**Exercise instructions:** Below is a listing. Quote from it, exactly, the lines from the one containing "Output the component" down to the one containing "import * as", both ends included, and nothing else.

BEGIN Task data

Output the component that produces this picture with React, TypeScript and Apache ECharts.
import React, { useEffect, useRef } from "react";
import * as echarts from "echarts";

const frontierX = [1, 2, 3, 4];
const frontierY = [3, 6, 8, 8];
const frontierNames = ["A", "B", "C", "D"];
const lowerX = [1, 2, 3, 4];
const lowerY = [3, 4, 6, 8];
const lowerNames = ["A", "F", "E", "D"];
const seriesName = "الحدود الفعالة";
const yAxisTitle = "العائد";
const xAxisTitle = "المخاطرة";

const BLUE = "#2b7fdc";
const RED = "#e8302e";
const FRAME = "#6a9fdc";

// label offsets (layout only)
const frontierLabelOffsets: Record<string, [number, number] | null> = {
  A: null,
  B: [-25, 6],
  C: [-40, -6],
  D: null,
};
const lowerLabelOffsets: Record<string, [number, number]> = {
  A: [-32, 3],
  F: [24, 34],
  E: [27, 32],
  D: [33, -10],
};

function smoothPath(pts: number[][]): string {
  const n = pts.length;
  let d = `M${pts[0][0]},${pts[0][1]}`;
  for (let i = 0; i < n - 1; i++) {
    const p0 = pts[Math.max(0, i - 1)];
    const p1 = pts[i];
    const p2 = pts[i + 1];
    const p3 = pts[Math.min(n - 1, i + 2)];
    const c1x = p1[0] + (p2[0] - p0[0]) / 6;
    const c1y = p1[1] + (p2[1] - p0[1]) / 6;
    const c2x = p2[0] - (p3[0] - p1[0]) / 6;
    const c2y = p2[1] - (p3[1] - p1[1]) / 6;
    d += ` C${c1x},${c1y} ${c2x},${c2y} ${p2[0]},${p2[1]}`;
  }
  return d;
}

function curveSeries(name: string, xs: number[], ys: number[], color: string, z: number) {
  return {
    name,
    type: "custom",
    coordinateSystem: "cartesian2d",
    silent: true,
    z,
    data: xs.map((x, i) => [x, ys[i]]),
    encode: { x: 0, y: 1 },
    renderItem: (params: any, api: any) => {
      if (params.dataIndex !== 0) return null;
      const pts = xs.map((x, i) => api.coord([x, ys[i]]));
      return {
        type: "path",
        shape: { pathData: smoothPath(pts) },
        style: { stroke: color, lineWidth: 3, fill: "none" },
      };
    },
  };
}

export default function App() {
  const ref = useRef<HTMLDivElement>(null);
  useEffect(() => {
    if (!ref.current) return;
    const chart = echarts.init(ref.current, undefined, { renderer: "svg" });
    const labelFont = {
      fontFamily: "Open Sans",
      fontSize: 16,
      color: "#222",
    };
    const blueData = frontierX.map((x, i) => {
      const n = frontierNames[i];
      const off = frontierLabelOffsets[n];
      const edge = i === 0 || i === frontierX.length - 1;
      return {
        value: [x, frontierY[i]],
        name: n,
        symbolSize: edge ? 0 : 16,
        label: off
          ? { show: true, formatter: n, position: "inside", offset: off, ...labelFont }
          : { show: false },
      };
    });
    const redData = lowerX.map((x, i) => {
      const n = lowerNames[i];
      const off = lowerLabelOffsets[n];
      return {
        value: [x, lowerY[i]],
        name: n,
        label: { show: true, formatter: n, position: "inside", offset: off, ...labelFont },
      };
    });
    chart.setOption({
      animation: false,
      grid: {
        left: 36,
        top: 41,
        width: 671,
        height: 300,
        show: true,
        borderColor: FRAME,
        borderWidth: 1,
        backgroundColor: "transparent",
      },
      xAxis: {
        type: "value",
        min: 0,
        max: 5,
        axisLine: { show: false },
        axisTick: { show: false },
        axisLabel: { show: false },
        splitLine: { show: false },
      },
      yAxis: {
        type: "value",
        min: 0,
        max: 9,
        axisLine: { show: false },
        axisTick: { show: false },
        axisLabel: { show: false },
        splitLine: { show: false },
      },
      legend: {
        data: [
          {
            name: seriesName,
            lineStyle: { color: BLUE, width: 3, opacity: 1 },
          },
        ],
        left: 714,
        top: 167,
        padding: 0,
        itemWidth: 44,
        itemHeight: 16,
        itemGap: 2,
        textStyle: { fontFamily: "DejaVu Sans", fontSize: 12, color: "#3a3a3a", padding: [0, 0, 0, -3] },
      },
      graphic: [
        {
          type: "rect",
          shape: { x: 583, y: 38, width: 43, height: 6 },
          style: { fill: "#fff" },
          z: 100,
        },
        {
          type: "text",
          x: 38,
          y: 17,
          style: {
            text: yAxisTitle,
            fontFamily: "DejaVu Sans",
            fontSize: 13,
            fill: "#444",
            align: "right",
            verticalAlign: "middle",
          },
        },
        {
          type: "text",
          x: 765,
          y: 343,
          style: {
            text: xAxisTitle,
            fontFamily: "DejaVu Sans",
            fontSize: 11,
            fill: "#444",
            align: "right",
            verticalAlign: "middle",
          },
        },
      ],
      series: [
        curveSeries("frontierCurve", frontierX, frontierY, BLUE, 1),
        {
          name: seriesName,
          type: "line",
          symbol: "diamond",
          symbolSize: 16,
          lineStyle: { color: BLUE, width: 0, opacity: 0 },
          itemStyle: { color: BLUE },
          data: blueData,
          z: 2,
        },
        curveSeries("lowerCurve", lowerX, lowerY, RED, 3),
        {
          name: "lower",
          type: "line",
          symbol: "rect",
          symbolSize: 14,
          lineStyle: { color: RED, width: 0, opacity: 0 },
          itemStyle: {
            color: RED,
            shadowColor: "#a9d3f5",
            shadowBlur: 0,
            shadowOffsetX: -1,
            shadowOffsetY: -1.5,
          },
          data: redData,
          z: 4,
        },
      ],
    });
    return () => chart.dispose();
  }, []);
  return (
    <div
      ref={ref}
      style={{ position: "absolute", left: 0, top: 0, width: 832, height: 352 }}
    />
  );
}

END Task data
BEGIN Task data

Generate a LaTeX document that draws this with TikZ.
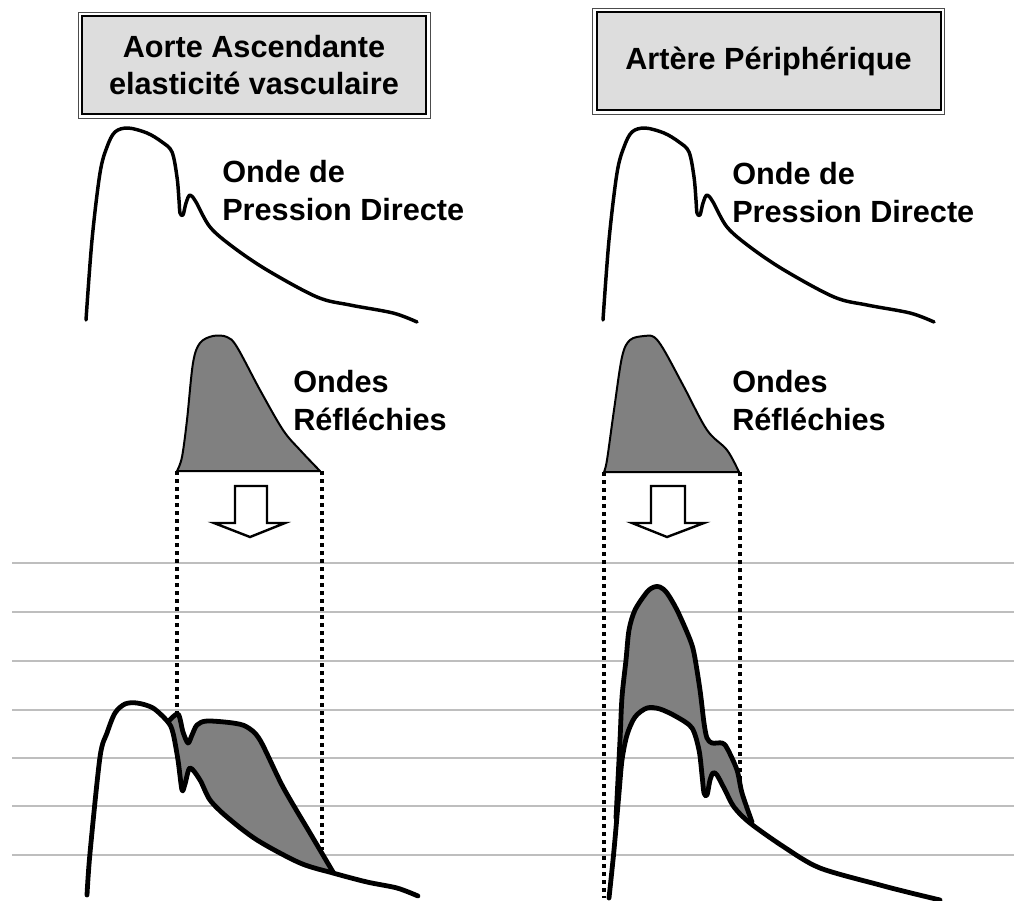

END Task data

**Reply to the task:**
Output the component that produces this picture with React, TypeScript and Apache ECharts.
import React, { useEffect, useRef } from "react";
import * as echarts from "echarts";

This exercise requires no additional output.